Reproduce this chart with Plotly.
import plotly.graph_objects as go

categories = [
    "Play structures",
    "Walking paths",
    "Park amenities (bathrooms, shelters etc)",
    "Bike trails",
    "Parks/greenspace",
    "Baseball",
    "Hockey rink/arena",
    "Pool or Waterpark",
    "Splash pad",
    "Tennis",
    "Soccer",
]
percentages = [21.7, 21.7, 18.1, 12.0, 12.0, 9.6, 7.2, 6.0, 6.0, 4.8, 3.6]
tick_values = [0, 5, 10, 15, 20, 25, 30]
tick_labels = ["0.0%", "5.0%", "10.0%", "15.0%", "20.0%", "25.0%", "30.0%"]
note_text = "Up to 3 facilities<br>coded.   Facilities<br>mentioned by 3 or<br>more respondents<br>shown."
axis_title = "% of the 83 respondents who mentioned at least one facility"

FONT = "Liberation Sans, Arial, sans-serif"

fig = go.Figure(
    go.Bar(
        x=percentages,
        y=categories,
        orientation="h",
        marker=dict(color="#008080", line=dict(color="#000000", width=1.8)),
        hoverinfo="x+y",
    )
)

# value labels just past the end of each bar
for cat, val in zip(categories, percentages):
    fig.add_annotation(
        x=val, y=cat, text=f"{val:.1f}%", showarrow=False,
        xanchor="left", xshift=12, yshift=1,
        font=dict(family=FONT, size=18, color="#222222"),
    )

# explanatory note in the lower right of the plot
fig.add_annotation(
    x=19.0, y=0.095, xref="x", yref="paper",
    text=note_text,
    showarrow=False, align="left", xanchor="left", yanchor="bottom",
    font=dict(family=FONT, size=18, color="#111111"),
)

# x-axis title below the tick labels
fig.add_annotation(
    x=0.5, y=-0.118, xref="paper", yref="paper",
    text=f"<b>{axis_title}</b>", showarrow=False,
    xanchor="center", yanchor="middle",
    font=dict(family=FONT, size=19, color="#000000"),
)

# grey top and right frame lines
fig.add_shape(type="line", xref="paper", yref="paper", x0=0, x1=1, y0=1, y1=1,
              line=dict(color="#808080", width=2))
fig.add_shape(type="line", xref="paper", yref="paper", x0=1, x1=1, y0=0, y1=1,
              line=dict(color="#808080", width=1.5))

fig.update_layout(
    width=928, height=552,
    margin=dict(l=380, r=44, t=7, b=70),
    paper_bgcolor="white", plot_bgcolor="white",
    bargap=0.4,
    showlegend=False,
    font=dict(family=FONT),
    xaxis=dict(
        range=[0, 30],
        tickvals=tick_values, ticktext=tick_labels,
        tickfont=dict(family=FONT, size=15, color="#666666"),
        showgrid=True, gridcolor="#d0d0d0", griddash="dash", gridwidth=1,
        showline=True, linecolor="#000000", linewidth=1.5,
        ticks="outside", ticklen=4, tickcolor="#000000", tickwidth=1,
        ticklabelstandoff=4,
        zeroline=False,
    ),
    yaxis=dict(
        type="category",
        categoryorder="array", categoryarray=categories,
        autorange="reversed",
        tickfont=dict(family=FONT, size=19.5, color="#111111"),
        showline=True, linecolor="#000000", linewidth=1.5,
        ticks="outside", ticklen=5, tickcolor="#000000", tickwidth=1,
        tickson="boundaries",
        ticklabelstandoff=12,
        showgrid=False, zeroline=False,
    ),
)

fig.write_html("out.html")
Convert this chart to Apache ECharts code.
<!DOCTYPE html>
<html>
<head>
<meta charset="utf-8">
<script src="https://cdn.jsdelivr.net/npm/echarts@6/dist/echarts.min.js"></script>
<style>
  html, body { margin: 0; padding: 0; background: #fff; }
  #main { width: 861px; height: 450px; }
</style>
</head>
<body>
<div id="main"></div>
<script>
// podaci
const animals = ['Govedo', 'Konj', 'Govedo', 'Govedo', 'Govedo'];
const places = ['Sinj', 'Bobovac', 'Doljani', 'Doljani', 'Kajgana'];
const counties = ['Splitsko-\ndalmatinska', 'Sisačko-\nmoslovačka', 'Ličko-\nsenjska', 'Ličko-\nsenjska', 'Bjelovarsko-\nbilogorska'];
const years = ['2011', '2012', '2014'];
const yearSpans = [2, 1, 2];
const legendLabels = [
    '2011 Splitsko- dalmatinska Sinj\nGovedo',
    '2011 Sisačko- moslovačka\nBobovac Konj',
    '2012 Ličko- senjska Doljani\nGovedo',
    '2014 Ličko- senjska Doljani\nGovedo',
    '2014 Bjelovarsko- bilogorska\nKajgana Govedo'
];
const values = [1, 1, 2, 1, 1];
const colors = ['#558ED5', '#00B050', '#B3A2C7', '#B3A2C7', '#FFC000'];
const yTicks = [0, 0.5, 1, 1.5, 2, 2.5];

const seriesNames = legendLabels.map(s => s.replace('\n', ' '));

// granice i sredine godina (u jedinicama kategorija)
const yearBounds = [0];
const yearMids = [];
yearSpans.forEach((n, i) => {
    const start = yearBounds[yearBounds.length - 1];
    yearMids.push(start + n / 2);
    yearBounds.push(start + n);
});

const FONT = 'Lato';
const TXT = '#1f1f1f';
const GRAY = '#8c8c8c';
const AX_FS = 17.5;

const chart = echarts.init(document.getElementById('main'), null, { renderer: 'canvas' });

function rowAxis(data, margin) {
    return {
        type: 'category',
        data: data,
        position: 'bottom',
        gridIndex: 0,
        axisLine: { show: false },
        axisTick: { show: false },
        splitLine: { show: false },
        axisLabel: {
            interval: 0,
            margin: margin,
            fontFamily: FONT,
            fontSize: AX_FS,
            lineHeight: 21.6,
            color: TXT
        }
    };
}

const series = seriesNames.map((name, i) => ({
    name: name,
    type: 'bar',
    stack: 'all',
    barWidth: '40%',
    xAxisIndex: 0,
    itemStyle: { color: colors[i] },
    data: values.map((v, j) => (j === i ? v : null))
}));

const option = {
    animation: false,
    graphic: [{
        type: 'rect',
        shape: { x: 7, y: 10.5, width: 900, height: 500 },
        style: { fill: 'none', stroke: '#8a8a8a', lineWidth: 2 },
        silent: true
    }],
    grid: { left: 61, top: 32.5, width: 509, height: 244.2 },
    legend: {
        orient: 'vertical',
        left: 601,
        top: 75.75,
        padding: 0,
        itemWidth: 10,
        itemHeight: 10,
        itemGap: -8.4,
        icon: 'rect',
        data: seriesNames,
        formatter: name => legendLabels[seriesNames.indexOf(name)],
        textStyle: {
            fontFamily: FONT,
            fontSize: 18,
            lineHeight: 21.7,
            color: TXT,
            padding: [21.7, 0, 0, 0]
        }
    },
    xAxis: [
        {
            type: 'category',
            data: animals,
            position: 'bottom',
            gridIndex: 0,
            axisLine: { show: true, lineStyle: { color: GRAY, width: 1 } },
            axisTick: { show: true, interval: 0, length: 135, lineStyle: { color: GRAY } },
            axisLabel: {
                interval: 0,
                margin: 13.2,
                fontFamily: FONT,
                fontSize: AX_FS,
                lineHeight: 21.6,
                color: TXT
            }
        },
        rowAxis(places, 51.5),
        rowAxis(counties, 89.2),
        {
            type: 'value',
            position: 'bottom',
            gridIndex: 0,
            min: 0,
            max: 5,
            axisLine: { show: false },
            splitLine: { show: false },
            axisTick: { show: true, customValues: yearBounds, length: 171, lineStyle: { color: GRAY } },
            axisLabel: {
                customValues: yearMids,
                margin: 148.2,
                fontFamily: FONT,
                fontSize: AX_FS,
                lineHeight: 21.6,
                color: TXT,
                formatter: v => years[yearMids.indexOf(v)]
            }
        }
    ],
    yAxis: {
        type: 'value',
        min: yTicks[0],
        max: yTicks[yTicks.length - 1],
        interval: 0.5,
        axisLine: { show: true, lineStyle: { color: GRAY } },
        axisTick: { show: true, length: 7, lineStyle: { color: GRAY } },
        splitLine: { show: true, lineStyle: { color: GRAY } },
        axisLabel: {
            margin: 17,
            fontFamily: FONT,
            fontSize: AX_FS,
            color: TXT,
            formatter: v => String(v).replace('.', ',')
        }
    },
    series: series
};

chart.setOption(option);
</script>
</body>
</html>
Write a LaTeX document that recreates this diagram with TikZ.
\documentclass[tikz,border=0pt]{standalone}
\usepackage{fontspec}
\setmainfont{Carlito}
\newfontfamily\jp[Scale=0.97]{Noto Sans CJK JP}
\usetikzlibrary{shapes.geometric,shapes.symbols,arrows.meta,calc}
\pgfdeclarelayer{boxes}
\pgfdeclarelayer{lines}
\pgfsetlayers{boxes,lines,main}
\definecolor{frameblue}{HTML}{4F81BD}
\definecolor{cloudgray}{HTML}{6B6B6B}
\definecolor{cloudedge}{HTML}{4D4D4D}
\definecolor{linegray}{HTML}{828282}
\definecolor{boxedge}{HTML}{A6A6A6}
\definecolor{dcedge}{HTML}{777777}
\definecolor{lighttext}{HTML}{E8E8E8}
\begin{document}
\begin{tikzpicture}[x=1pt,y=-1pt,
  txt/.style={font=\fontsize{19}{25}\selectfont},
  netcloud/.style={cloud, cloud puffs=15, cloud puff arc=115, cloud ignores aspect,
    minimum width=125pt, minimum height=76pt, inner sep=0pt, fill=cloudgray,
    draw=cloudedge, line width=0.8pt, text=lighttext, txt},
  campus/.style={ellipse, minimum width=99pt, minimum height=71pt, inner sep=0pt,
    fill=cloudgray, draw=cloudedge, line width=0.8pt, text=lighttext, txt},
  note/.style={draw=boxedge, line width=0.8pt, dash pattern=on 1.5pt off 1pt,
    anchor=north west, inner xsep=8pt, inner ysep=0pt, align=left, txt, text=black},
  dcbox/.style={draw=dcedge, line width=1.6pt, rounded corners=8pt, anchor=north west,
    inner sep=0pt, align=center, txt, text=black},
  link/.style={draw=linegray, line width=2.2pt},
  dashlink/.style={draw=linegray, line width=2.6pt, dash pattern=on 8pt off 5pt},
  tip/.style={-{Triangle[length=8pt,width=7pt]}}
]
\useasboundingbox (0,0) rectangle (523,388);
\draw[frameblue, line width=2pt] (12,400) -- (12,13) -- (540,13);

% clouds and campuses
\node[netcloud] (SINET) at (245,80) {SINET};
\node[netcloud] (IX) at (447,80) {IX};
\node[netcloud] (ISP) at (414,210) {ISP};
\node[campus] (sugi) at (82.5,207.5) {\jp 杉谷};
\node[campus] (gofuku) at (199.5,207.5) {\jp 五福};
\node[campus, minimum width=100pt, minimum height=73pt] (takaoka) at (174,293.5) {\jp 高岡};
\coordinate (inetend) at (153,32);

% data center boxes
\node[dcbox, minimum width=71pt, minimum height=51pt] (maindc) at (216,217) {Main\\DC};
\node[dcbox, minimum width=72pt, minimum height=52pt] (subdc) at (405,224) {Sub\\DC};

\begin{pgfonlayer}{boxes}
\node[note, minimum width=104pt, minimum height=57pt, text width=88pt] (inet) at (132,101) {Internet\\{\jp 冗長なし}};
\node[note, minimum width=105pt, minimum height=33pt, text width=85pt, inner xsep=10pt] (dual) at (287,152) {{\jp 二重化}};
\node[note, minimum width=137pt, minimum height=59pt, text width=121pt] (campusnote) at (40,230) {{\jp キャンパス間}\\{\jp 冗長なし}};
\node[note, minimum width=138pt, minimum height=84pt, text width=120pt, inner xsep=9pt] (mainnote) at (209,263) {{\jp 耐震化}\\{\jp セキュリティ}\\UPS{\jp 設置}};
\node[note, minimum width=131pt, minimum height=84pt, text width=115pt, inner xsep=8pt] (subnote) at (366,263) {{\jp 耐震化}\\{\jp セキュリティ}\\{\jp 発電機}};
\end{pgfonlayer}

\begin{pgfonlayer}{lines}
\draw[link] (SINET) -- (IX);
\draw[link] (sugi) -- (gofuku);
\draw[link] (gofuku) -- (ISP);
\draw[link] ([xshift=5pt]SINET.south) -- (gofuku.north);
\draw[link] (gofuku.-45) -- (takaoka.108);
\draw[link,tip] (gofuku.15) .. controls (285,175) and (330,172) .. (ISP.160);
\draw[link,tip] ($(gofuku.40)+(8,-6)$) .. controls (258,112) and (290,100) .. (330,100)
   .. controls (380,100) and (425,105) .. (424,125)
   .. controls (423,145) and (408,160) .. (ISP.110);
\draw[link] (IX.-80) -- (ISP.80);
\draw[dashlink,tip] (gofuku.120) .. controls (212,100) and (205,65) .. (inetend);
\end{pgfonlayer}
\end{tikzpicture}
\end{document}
★ ★ ★ ★
Exercise task | Write out only the lines that run from the line containing "Write a LaTeX" through the line containing "(12,13) -- (540,13);", both included, exactly as they appear above.

Written reply |
Write a LaTeX document that recreates this diagram with TikZ.
\documentclass[tikz,border=0pt]{standalone}
\usepackage{fontspec}
\setmainfont{Carlito}
\newfontfamily\jp[Scale=0.97]{Noto Sans CJK JP}
\usetikzlibrary{shapes.geometric,shapes.symbols,arrows.meta,calc}
\pgfdeclarelayer{boxes}
\pgfdeclarelayer{lines}
\pgfsetlayers{boxes,lines,main}
\definecolor{frameblue}{HTML}{4F81BD}
\definecolor{cloudgray}{HTML}{6B6B6B}
\definecolor{cloudedge}{HTML}{4D4D4D}
\definecolor{linegray}{HTML}{828282}
\definecolor{boxedge}{HTML}{A6A6A6}
\definecolor{dcedge}{HTML}{777777}
\definecolor{lighttext}{HTML}{E8E8E8}
\begin{document}
\begin{tikzpicture}[x=1pt,y=-1pt,
  txt/.style={font=\fontsize{19}{25}\selectfont},
  netcloud/.style={cloud, cloud puffs=15, cloud puff arc=115, cloud ignores aspect,
    minimum width=125pt, minimum height=76pt, inner sep=0pt, fill=cloudgray,
    draw=cloudedge, line width=0.8pt, text=lighttext, txt},
  campus/.style={ellipse, minimum width=99pt, minimum height=71pt, inner sep=0pt,
    fill=cloudgray, draw=cloudedge, line width=0.8pt, text=lighttext, txt},
  note/.style={draw=boxedge, line width=0.8pt, dash pattern=on 1.5pt off 1pt,
    anchor=north west, inner xsep=8pt, inner ysep=0pt, align=left, txt, text=black},
  dcbox/.style={draw=dcedge, line width=1.6pt, rounded corners=8pt, anchor=north west,
    inner sep=0pt, align=center, txt, text=black},
  link/.style={draw=linegray, line width=2.2pt},
  dashlink/.style={draw=linegray, line width=2.6pt, dash pattern=on 8pt off 5pt},
  tip/.style={-{Triangle[length=8pt,width=7pt]}}
]
\useasboundingbox (0,0) rectangle (523,388);
\draw[frameblue, line width=2pt] (12,400) -- (12,13) -- (540,13);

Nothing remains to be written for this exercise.